The crowded room is located in the office of the Unemployed People’s Movement (UPM) in Grahamstown. Throughout the attacks, UPM members have worked hard to contest the crisis, both politically and practically, even though the movement has no resources beyond a few tiny rooms and the energy of its members.
One woman moves around the room with plates of amasi to be shared by the people gathered there. Behind the shouting, murmured conversations are held in Xhosa, Afrikaans, and English. Two women even share a joke in Xhosa and laugh, if briefly.
In the front room, which is emptier and quieter, a Nigerian man whose fruit and vegetable shop was among the first to be looted, sits, in borrowed clothing, speaking to his countryman, an academic at Rhodes University..The shop owner is startlingly calm for a man in his predicament; the academic, on the other hand, wears his shock on his face and posture. Soon, they go out to eat lunch—still unsure of their safety on the streets
The attacks began last week following rumours that an “Arab looking” man was responsible for the deaths and mutilation of six women, whose bodies have been found in the town’s ghettoes in the weeks since September.
Aslam Madbur is one of the many Bangladeshis who have been affected by the attacks and looting. He has lived in South Africa for over 10 years and has been trading in Grahamstown for more than seven
“More than 70 people broke into my shop and took everything. They say we’re cutting other people. There’s no proof, maybe they want to do that but now they taking out and making stories,” Madbur says. He adds that the looters took more than R50 000 worth of stock from his shop and that he is now left with nothing.
The rumours of a foreign national being responsible for the deaths had been brewing for weeks until some members of the township were incited to carry out their own version of vigilante justice. The rumours had been brought to the attention of authorities on separate occasions—with no response from either the police or the municipality.
One of the attacks took place after a taxi-driver protest in Grahamstown, when members of the protest went on a looting rampage. But while some looted, other locals stood shoulder to shoulder with the Ethiopian, Somali, Pakistani and Bangladeshi shopkeepers in support and protection of people who had integrated themselves into the communities, and become locals themselves.
Outside the UPM office, a fifty-year-old man sits quietly smoking. He lives in a shack on the outskirts of town with his wife and children, but since the looting began, he has been busy disseminating anti-xenophobic flyers in Grahamstown’s township.
“I know everything about the people who are suffering, who are still suffering again,” he used to say when the looting first began. “They say I’m free, but there is no free for me. I’m still living in the squatter camp in the shacks. But everybody, this is our country, everybody, no matter you are white, not matter you are black, no matter you are green, we are here in South Africa,” he would add.
He is quieter now.
“This rain,” is all he has to say, looking down at the drizzle spotting the cobble-stone road.
A few metres from him, a man sits in the passenger seat of a white bakkie with a cigarette in his fingers. His shop was also looted, but he is silent.

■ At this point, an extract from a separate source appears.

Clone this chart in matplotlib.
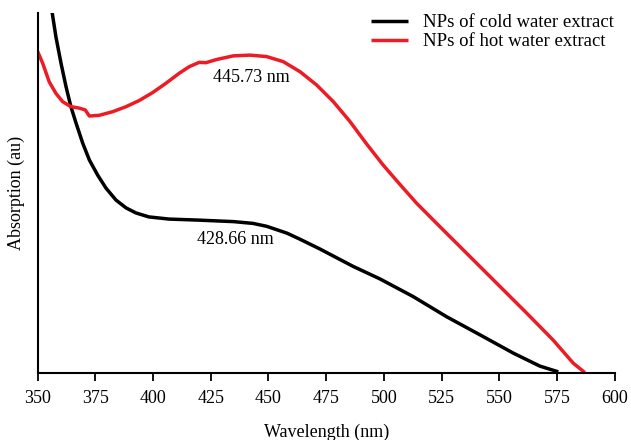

In the past five days, people in Grahamstown have been political in different ways. Some admirable, even courageous, fought to defend other’s shops and safety, their own and their families’ livelihoods, while others have robbed and burned, motivated by rumours, fears, selfish business interests, and the frustrations and corruption of local political life.
Inside the UPM building, an infant runs in the narrow passage as best as his new legs will allow him, smiling up at people and laughing. He greets everyone, men included, as his mother. Meanwhile, the women work on their statement, determined to affirm their humanity.
“We are all persons. We must treat each other with respect,” they say, opposing the xenophobic slogans that were painted on taxis last week: “They must go. They must burn.”
Across town, in another room, municipal councillors mince around but offer no help. Though the municipality has called a meeting of ‘the community’, the spirit of the word is lost. There, form and authority are important, not the crisis of human lives. When one councillor furiously says that we all belong in South Africa, she is told by the chair to sit down and show some respect. Another councillor says that when the ‘foreigners’ return, they should have fewer shops. She is not interrupted.
Five hundred people were directly affected by the looting in Grahamstown—but the dozen women who shout in the tiny room and even the man who smokes silently out front convey more intensely and suddenly the actual meaning of the five days of violence. Community exists even where violence and exclusion seem to break it. Among the diverse people gathered at the UPM office, community is created and preserved, even while in other spaces, it is destroyed. Community is based on shared humanity, in some cases shared suffering. The little boy who gnaws on a carrot and the woman who defiantly asserts that she will defend her shop if it is attacked again are both part of it.
People live during times of crisis—they still eat, they still find humour around them, and they still defy the inhuman treatment of themselves and of others. People who have had everything taken from them are still people. They are not simply ‘five hundred affected people’, nor merely the objects of violence, prejudices, crime, or xenophobia, but people with things to say who are not defined only by their recent victimisation. They need help, urgently, but they are not helpless.